No wrong. Everyone should rubber duck their own issues and debugging before bringing it to the team. Otherwise you just end up with learned helplessness and overburdening more experienced Devs.
Because see teamwork goes both ways. You need to be valuable to your team otherwise you are just a leach.
Debugging is a skill like any other that needs to be practiced. The first step in that is having the confidence to know you can find the solution. If the first inclination is always to “go to the team” you will never gain that confidence.
This doesn’t mean you never seek help but it means you identify the appropriate amount of time per problem to investigate the problem before seeking outside help.
That amount of time is dependent on a lot of things. Your skill level in that area vs others on the team, knowledge areas of the team, availability of the team and impact of interruptions, project timelines deadline, your own curiosity.

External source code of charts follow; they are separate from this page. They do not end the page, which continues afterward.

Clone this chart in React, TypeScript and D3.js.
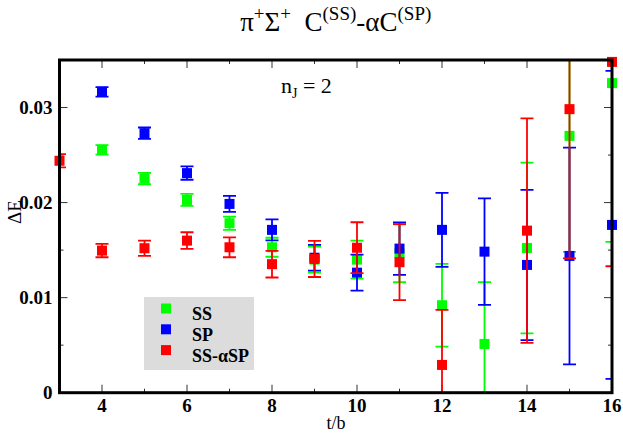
import React from "react";
import * as d3 from "d3";

const tValues = [3, 4, 5, 6, 7, 8, 9, 10, 11, 12, 13, 14, 15, 16];

// SS (green): value, error; null = no point
const ssValues = [null, 0.02555, 0.02253, 0.02028, 0.01783, 0.0153, 0.014, 0.014, 0.01467, 0.0092, 0.00513, 0.01523, 0.02702, 0.03257];
const ssErrors = [null, 0.0005, 0.0006, 0.00063, 0.0007, 0.001, 0.00137, 0.002, 0.00305, 0.00435, 0.0065, 0.00898, 0.0122, 0.0167];

// SP (blue)
const spValues = [null, 0.03165, 0.0273, 0.0231, 0.01986, 0.01713, 0.0142, 0.01263, 0.01516, 0.01713, 0.01484, 0.01344, 0.01439, 0.01765];
const spErrors = [null, 0.0005, 0.0006, 0.0007, 0.00084, 0.0011, 0.00135, 0.0019, 0.00276, 0.0039, 0.0056, 0.0079, 0.0114, 0.0162];

// SS-alpha SP (red)
const ssaspValues = [0.0244, 0.01495, 0.0152, 0.016, 0.0153, 0.01352, 0.01407, 0.01525, 0.01373, 0.00292, null, 0.01705, 0.02983, 0.0348];
const ssaspErrors = [0.0007, 0.0007, 0.0008, 0.00088, 0.00105, 0.0014, 0.0019, 0.00268, 0.004, 0.0058, null, 0.0118, 0.0157, 0.0215];

const xMajorTicks = [4, 6, 8, 10, 12, 14, 16];
const xMinorTicks = [3, 5, 7, 9, 11, 13, 15];
const yMajorTicks = [0, 0.01, 0.02, 0.03];
const yMinorTicks = [0.005, 0.015, 0.025, 0.035];
const yTickLabels = ["0", "0.01", "0.02", "0.03"];

const seriesNames = ["SS", "SP", "SS-\u03B1SP"];
const seriesColors = ["#00ff00", "#0000ff", "#ff0000"];

const W = 623;
const H = 433;
const L = 59.5;
const R = 612;
const T = 60;
const B = 392.7;

const serif = "Liberation Serif, Times New Roman, serif";

export default function App() {
  const x = d3.scaleLinear().domain([3, 16]).range([L, R]);
  const y = d3.scaleLinear().domain([0, 0.035]).range([B, T]);

  const series = [
    { v: ssValues, e: ssErrors },
    { v: spValues, e: spErrors },
    { v: ssaspValues, e: ssaspErrors },
  ];

  const cap = 6.5;
  const ms = 10;

  return (
    <svg width={W} height={H} style={{ position: "absolute", left: 0, top: 0 }}>
      <defs>
        <clipPath id="plotclip">
          <rect x={L} y={T} width={R - L} height={B - T} />
        </clipPath>
      </defs>
      <rect x={0} y={0} width={W} height={H} fill="#fff" />

      {/* title */}
      <text x={(L + R) / 2} y={31} textAnchor="middle" fontSize={27} fontFamily={serif}>
        <tspan>{"\u03C0"}</tspan>
        <tspan fontSize={19} dy={-11}>+</tspan>
        <tspan dy={11}>{"\u03A3"}</tspan>
        <tspan fontSize={19} dy={-11}>+</tspan>
        <tspan dy={11}>{"\u00A0\u00A0C"}</tspan>
        <tspan fontSize={19} dy={-11}>(SS)</tspan>
        <tspan dy={11}>{"-\u03B1C"}</tspan>
        <tspan fontSize={19} dy={-11}>(SP)</tspan>
      </text>

      {/* ticks */}
      <g stroke="#333" strokeWidth={1}>
        {xMajorTicks.map((t) => (
          <g key={"xm" + t}>
            <line x1={x(t)} x2={x(t)} y1={B} y2={B - 8} />
            <line x1={x(t)} x2={x(t)} y1={T} y2={T + 8} />
          </g>
        ))}
        {xMinorTicks.map((t) => (
          <g key={"xn" + t}>
            <line x1={x(t)} x2={x(t)} y1={B} y2={B - 4} />
            <line x1={x(t)} x2={x(t)} y1={T} y2={T + 4} />
          </g>
        ))}
        {yMajorTicks.map((t) => (
          <g key={"ym" + t}>
            <line x1={L} x2={L + 8} y1={y(t)} y2={y(t)} />
            <line x1={R} x2={R - 8} y1={y(t)} y2={y(t)} />
          </g>
        ))}
        {yMinorTicks.map((t) => (
          <g key={"yn" + t}>
            <line x1={L} x2={L + 4} y1={y(t)} y2={y(t)} />
            <line x1={R} x2={R - 4} y1={y(t)} y2={y(t)} />
          </g>
        ))}
      </g>

      {/* n_J label */}
      <text x={281} y={93} fontSize={22} fontFamily={serif}>
        <tspan>n</tspan>
        <tspan fontSize={14} dy={5}>J</tspan>
        <tspan dy={-5}>{" = 2"}</tspan>
      </text>

      {/* legend */}
      <rect x={144} y={297} width={110} height={73} fill="#dcdcdc" />
      {seriesNames.map((name, i) => (
        <g key={name}>
          <rect x={161} y={308.5 + i * 20.8 - 5} width={10} height={10} fill={seriesColors[i]} />
          <text x={192} y={314 + i * 20.8 + 6} fontSize={18} fontWeight="bold" fontFamily={serif}>{name}</text>
        </g>
      ))}

      {/* data */}
      {series.map((s, si) => (
        <g key={si}>
          <g clipPath="url(#plotclip)" stroke={seriesColors[si]} strokeWidth={1.8}>
            {tValues.map((t, i) => {
              const v = s.v[i];
              const e = s.e[i];
              if (v === null || e === null) return null;
              const cx = x(t);
              const yt = y(v + e);
              const yb = y(v - e);
              return (
                <g key={i}>
                  <line x1={cx} x2={cx} y1={yt} y2={yb} />
                  <line x1={cx - cap} x2={cx + cap} y1={yt} y2={yt} />
                  <line x1={cx - cap} x2={cx + cap} y1={yb} y2={yb} />
                </g>
              );
            })}
          </g>
          {tValues.map((t, i) => {
            const v = s.v[i];
            if (v === null) return null;
            return (
              <rect key={"m" + i} x={x(t) - ms / 2} y={y(v) - ms / 2} width={ms} height={ms} fill={seriesColors[si]} />
            );
          })}
        </g>
      ))}

      {/* frame */}
      <rect x={L} y={T} width={R - L} height={B - T} fill="none" stroke="#000" strokeWidth={3} />

      {/* tick labels */}
      {yMajorTicks.map((t, i) => (
        <text key={"yl" + t} x={L - 7} y={y(t) + 6} textAnchor="end" fontSize={19} fontWeight="bold" fontFamily={serif}>
          {yTickLabels[i]}
        </text>
      ))}
      {xMajorTicks.map((t) => (
        <text key={"xl" + t} x={x(t)} y={412} textAnchor="middle" fontSize={19} fontWeight="bold" fontFamily={serif}>
          {t}
        </text>
      ))}

      {/* axis labels */}
      <text x={336} y={429} textAnchor="middle" fontSize={18} fontFamily={serif}>t/b</text>
      <text transform={`translate(21, 212) rotate(-90)`} textAnchor="middle" fontSize={19} fontFamily={serif}>{"\u0394E"}</text>
    </svg>
  );
}
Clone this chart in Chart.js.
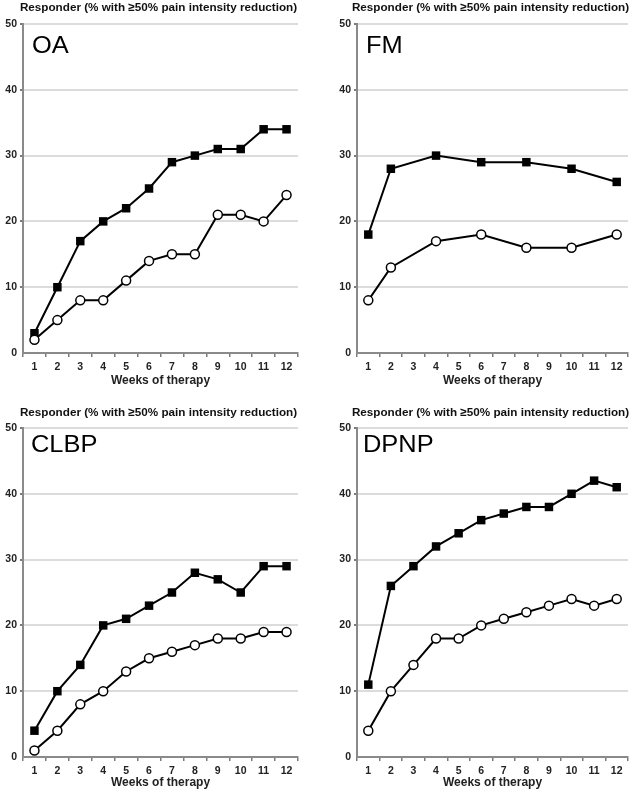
<!DOCTYPE html>
<html><head><meta charset="utf-8">
<script src="https://cdn.jsdelivr.net/npm/chart.js@4"></script>
<style>
html,body{margin:0;padding:0;background:#fff;overflow:hidden;width:634px;height:794px}
canvas{position:absolute}
</style></head><body>
<script>
// ---- data ----
const weeks = ['1','2','3','4','5','6','7','8','9','10','11','12'];
const yTickValues = [0, 10, 20, 30, 40, 50];
const yTitle = 'Responder (% with \u226550% pain intensity reduction)';
const xTitle = 'Weeks of therapy';
const panelNames = ['OA', 'FM', 'CLBP', 'DPNP'];

const oaActive   = [3, 10, 17, 20, 22, 25, 29, 30, 31, 31, 34, 34];
const oaPlacebo  = [2, 5, 8, 8, 11, 14, 15, 15, 21, 21, 20, 24];
const fmActive   = [18, 28, null, 30, null, 29, null, 29, null, 28, null, 26];
const fmPlacebo  = [8, 13, null, 17, null, 18, null, 16, null, 16, null, 18];
const clbpActive = [4, 10, 14, 20, 21, 23, 25, 28, 27, 25, 29, 29];
const clbpPlacebo= [1, 4, 8, 10, 13, 15, 16, 17, 18, 18, 19, 19];
const dpnpActive = [11, 26, 29, 32, 34, 36, 37, 38, 38, 40, 42, 41];
const dpnpPlacebo= [4, 10, 14, 18, 18, 20, 21, 22, 23, 24, 23, 24];

const seriesActive = [oaActive, fmActive, clbpActive, dpnpActive];
const seriesPlacebo = [oaPlacebo, fmPlacebo, clbpPlacebo, dpnpPlacebo];

// ---- layout (positions only) ----
const layouts = [
  {left:0,   top:0,   w:317, h:395, padTop:24, padRight:19, yW:23, xH:42, tPad:7, titleY:8,  labDx:9, labDy:29},
  {left:317, top:0,   w:317, h:395, padTop:24, padRight:2,  yW:40, xH:42, tPad:7, titleY:8,  labDx:9, labDy:29},
  {left:0,   top:390, w:317, h:404, padTop:38, padRight:19, yW:23, xH:37, tPad:4, titleY:23, labDx:8, labDy:24},
  {left:317, top:390, w:317, h:404, padTop:38, padRight:2,  yW:40, xH:37, tPad:4, titleY:23, labDx:6, labDy:24}
];

const FONT = "'Liberation Sans', Arial, Helvetica, sans-serif";

const decor = {
  id: 'decor',
  afterDraw(chart, args, opts) {
    const {ctx, chartArea} = chart;
    ctx.save();
    ctx.fillStyle = '#111';
    ctx.font = 'bold 11.7px ' + FONT;
    ctx.textAlign = 'center';
    ctx.textBaseline = 'middle';
    ctx.fillText(opts.title, (chartArea.left + chartArea.right) / 2 - 2, opts.titleY);
    ctx.restore();
    ctx.save();
    ctx.fillStyle = '#000';
    ctx.font = '24px ' + FONT;
    ctx.textAlign = 'left';
    ctx.textBaseline = 'alphabetic';
    ctx.translate(chartArea.left + opts.labDx, chartArea.top + opts.labDy);
    ctx.scale(1.06, 1);
    ctx.fillText(opts.label, 0, 0);
    ctx.restore();
  }
};

layouts.forEach((L, i) => {
  const cv = document.createElement('canvas');
  cv.width = L.w; cv.height = L.h;
  cv.style.left = L.left + 'px'; cv.style.top = L.top + 'px';
  cv.style.width = L.w + 'px'; cv.style.height = L.h + 'px';
  document.body.appendChild(cv);
  new Chart(cv, {
    type: 'line',
    data: {
      labels: weeks,
      datasets: [
        {
          label: 'Placebo',
          data: seriesPlacebo[i],
          borderColor: '#000', borderWidth: 2,
          pointStyle: 'circle', pointRadius: 4.5,
          pointBackgroundColor: '#fff', pointBorderColor: '#000', pointBorderWidth: 1.5,
          spanGaps: true, tension: 0
        },
        {
          label: 'Active',
          data: seriesActive[i],
          borderColor: '#000', borderWidth: 2,
          pointStyle: 'rect', pointRadius: 6,
          pointBackgroundColor: '#000', pointBorderColor: '#000', pointBorderWidth: 0,
          spanGaps: true, tension: 0
        }
      ]
    },
    options: {
      responsive: false, animation: false, devicePixelRatio: 1,
      layout: {padding: {top: L.padTop, right: L.padRight, left: 0, bottom: 0}},
      plugins: {
        legend: {display: false}, tooltip: {enabled: false}, title: {display: false},
        decor: {title: yTitle, label: panelNames[i], titleY: L.titleY, labDx: L.labDx, labDy: L.labDy}
      },
      scales: {
        x: {
          type: 'category', offset: true,
          afterFit: s => { s.height = L.xH; },
          grid: {offset: true, drawOnChartArea: false, drawTicks: true, tickLength: 4, color: '#7a7a7a', lineWidth: 1.5},
          border: {color: '#8a8a8a', width: 2},
          ticks: {font: {family: FONT, size: 10.5, weight: 'bold'}, color: '#222', padding: 4, maxRotation: 0, autoSkip: false},
          title: {display: true, text: xTitle, font: {family: FONT, size: 12, weight: 'bold'}, color: '#222', padding: {top: 0, bottom: L.tPad}}
        },
        y: {
          min: 0, max: 50,
          afterFit: s => { s.width = L.yW; },
          afterBuildTicks: s => { s.ticks = yTickValues.map(v => ({value: v})); },
          grid: {color: '#dcdcdc', lineWidth: c => (c.tick && c.tick.value === 0 ? 0 : 2), drawTicks: true, tickLength: 3, tickColor: '#7a7a7a'},
          border: {color: '#8a8a8a', width: 2},
          ticks: {font: {family: FONT, size: 10.5, weight: 'bold'}, color: '#222', padding: 3}
        }
      }
    },
    plugins: [decor]
  });
});
</script>
</body></html>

See what the difference is here, this actually requires MORE team integration than the “take it to the team” approach. It requires good useful communication at stand ups, paying attention at stand ups getting to know your teammates backgrounds and skill sets.
As senior dev and lead I would never refuse to help anyone on my team find a solution to a problem but the very first thing I’m going to ask you to do is show and tell me what you have already tried.
If one of those isn’t waking away coming back and just reading you code one line at a time in detail looking for mistakes (or heaven forbid RTFM or Google it), then that’s the first thing I’m going babysit you to do. I’m not going to do it for you and if I see the problem I’m not going to point it out to you I’m going to take you down the long path on how you could have figured it out on your own.
Now I’m fine doing that once, twice or even a half dozen times it’s great to learn but if that becomes a regular occurrence you are going to start getting assigned very boring and simple work, something you can handle because clearly you cannot handle complex problems on your own.
Now if that’s the kind of dev you want to be that’s fine but your usefulness to the team is limited and frankly you are letting your team down.